Por que um veículo de comunicação sai correndo para publicar, sem ouvir outros lados, o que recebe na calada da noite?

É claro que erros são cometidos no calor de um processo de apuração. Somos todos passíveis de errar. Somos passíveis, também, de ver jornalistas sendo usados em meio a processos políticos. Frank Underwood, em House of Cards, retrata isso bem quando se torna amante de uma das principais repórteres de Washington. Ali é ficção, mas baseada em fatos reais. Quando isso ocorre, diz-se que um veículo, ou um repórter, está sendo “operado” pelo detentor do “fato” ou do suposto fato. Será que isso ocorreu?

Por fim, o mais estranho em todo esse processo foi a eleição de Istoé para ser o veículo da vez. A revista é a terceira em circulação no país e tem importância secundária, hoje, no processo político.
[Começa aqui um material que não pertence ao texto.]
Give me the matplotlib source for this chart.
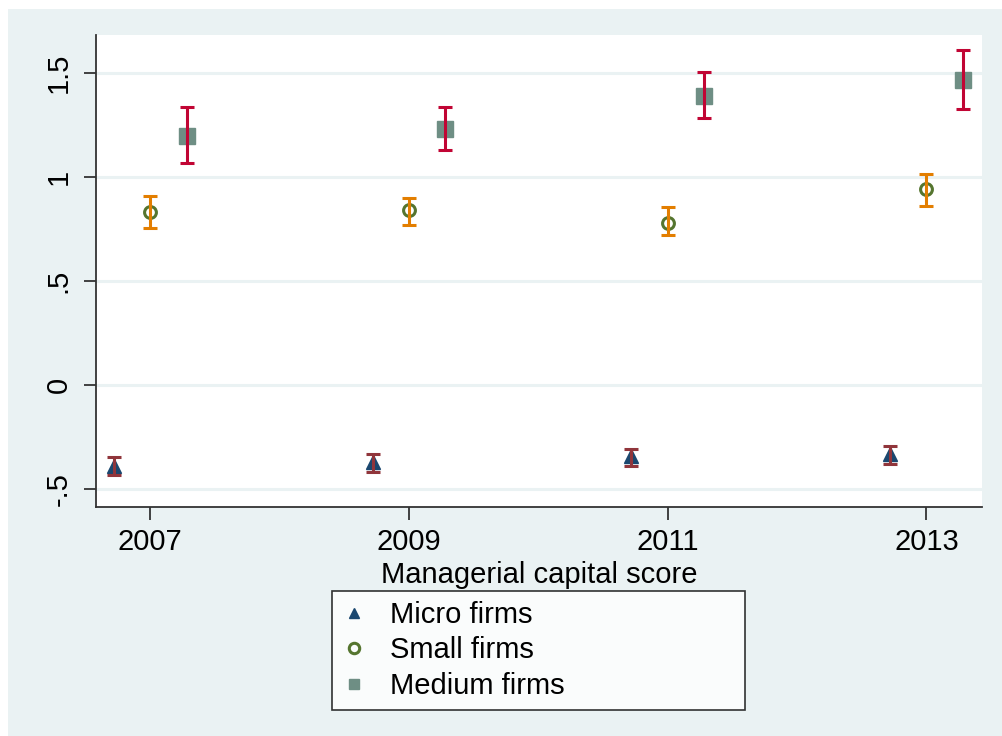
import matplotlib.pyplot as plt
from matplotlib.patches import Rectangle

plt.rcParams['font.family'] = ['Liberation Sans', 'DejaVu Sans']

YEARS = [2007, 2009, 2011, 2013]

MICRO = [-0.39, -0.37, -0.34, -0.33]
MICRO_LO = [-0.433, -0.42, -0.39, -0.38]
MICRO_HI = [-0.346, -0.33, -0.31, -0.295]

SMALL = [0.83, 0.84, 0.78, 0.94]
SMALL_LO = [0.755, 0.77, 0.72, 0.86]
SMALL_HI = [0.91, 0.90, 0.855, 1.014]

MEDIUM = [1.197, 1.23, 1.39, 1.466]
MEDIUM_LO = [1.067, 1.13, 1.284, 1.327]
MEDIUM_HI = [1.336, 1.336, 1.505, 1.61]

BG = '#eaf2f3'
FS = 21

fig = plt.figure(figsize=(10.02, 7.36), dpi=100)
fig.patch.set_facecolor('white')
fig.patches.append(Rectangle((8 / 1002, 0), 1, 1 - 9 / 736, transform=fig.transFigure,
                             facecolor=BG, edgecolor='none', zorder=-10))

ax = fig.add_axes([96 / 1002, 1 - 507 / 736, (982 - 96) / 1002, (507 - 35) / 736])
ax.set_facecolor('white')


def draw(offset, vals, lo, hi, bar_color, **mk):
    xs = [y + offset for y in YEARS]
    err = [[v - l for v, l in zip(vals, lo)], [h - v for v, h in zip(vals, hi)]]
    ax.errorbar(xs, vals, yerr=err, fmt='none', ecolor=bar_color, elinewidth=2.2,
                capsize=5.2, capthick=2.2, zorder=5)
    return ax.plot(xs, vals, linestyle='none', zorder=4, **mk)[0]


h1 = draw(-0.28, MICRO, MICRO_LO, MICRO_HI, '#90353b',
          marker='^', markersize=9.5, color='#1a476f')
h2 = draw(0.0, SMALL, SMALL_LO, SMALL_HI, '#e37e00',
          marker='o', markersize=8.5, markerfacecolor='none', markeredgecolor='#55752f',
          markeredgewidth=2.2)
h3 = draw(0.28, MEDIUM, MEDIUM_LO, MEDIUM_HI, '#c10534',
          marker='s', markersize=11, color='#6e8e84')

ax.set_xlim(2006.58, 2013.43)
ax.set_ylim(-0.587, 1.683)
ax.set_xticks(YEARS)
ax.set_yticks([-0.5, 0, 0.5, 1, 1.5])
ax.set_yticklabels(['-.5', '0', '.5', '1', '1.5'], rotation=90, va='center')
ax.tick_params(axis='both', labelsize=FS, length=9, width=1.3, color='#333333')
ax.tick_params(axis='y', pad=8)
ax.tick_params(axis='x', pad=6)
ax.grid(axis='y', color=BG, linewidth=2.2)
ax.set_axisbelow(True)
for s in ['top', 'right']:
    ax.spines[s].set_visible(False)
for s in ['left', 'bottom']:
    ax.spines[s].set_color('#333333')
    ax.spines[s].set_linewidth(1.3)

ax.set_xlabel('Managerial capital score', fontsize=FS, labelpad=4)

leg = fig.legend([h1, h2, h3], ['Micro firms', 'Small firms', 'Medium firms'],
                 loc='upper left', bbox_to_anchor=(332 / 1002, 1 - 591 / 736, 413 / 1002, 0),
                 mode='expand', fontsize=FS, frameon=True, fancybox=False, edgecolor='black',
                 handlelength=0.8, handletextpad=0.85, labelspacing=0.26,
                 borderpad=0.34, borderaxespad=0)
leg.get_frame().set_linewidth(1.2)
leg.get_frame().set_facecolor('white')
for h in leg.legend_handles:
    h.set_markersize(7.5)

fig.savefig('out.png', dpi=100, facecolor=fig.get_facecolor())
A ressurreição da publicação – mesmo que num fatídico beijo da morte caso tudo se prove uma barriga monumental – se dá justo na véspera da troca de comando em Veja (na próxima segunda-feira um jornalista de carreira equilibrada, de texto primoroso e de responsabilidade ética assume a direção de redação da publicação da Abril, e isso suscitou um debate paralelo nas redes sociais em relação a um suposto e improvável “enquadramento” de Veja pelo Governo). Por que os vazadores da suposta delação negada de Delcídio Amaral elegeram Istoé para entregar um papelório potencialmente bombástico?

Para reflexão: para alguns, “perder” a adesão de Veja à tese cataclísmica do impeachment seria como a derrota do general Von Hommel no norte da África por parte do Exército Nazista. Sem o norte da África os delírios totalitários de Hitler foram se enfraquecendo, a demora em dobrar a União Soviética na frente russa pesou e as duas derrotas juntas auxiliaram ao cenário conjuntural que permitiu aos aliados desembarcarem na Normandia. A analogia pode ser transposta para a cena política do Brasil de hoje. E o regresso (até aqui, imaginado, possível, provável) de Veja a uma linha mais sensata e fundada em apurações de fato, pode estar sendo lido por alguém como a derrota das divisões Panzer no Saara. Será que o Governo ainda é capaz de reunir três nomes de Estado numa Conferência de Casablanca? Em meio à guerra, Roosevelt, Stalin e Churchill, sob a assessoria de De Gaulle, reuniram-se no Marrocos. E nós? Temos ainda uma Casablanca?

Em meio a tudo isso, houve quem tentasse desmontar o texto de Istoé divulgando versões canalhas e sexistas sobre a vida pessoal da repórter que o assina. Desespero, calhordice. Ausência de lógica e de fatos se rebate com a exposição dos... fatos! Ao longo dos anos afastei-me das redações, sobretudo da Veja, do jornalismo e até do dia a dia do noticiário político de Brasília. Mas, ao ver a tentativa de mimetização farsesca da capa de Veja de 25 de maio de 1992 com essa da Istoé de hoje, senti-me obrigado a expor as diferenças entre um mundo e outro, entre um Brasil e outro, entre uma conjuntura e outra, para animar o debate.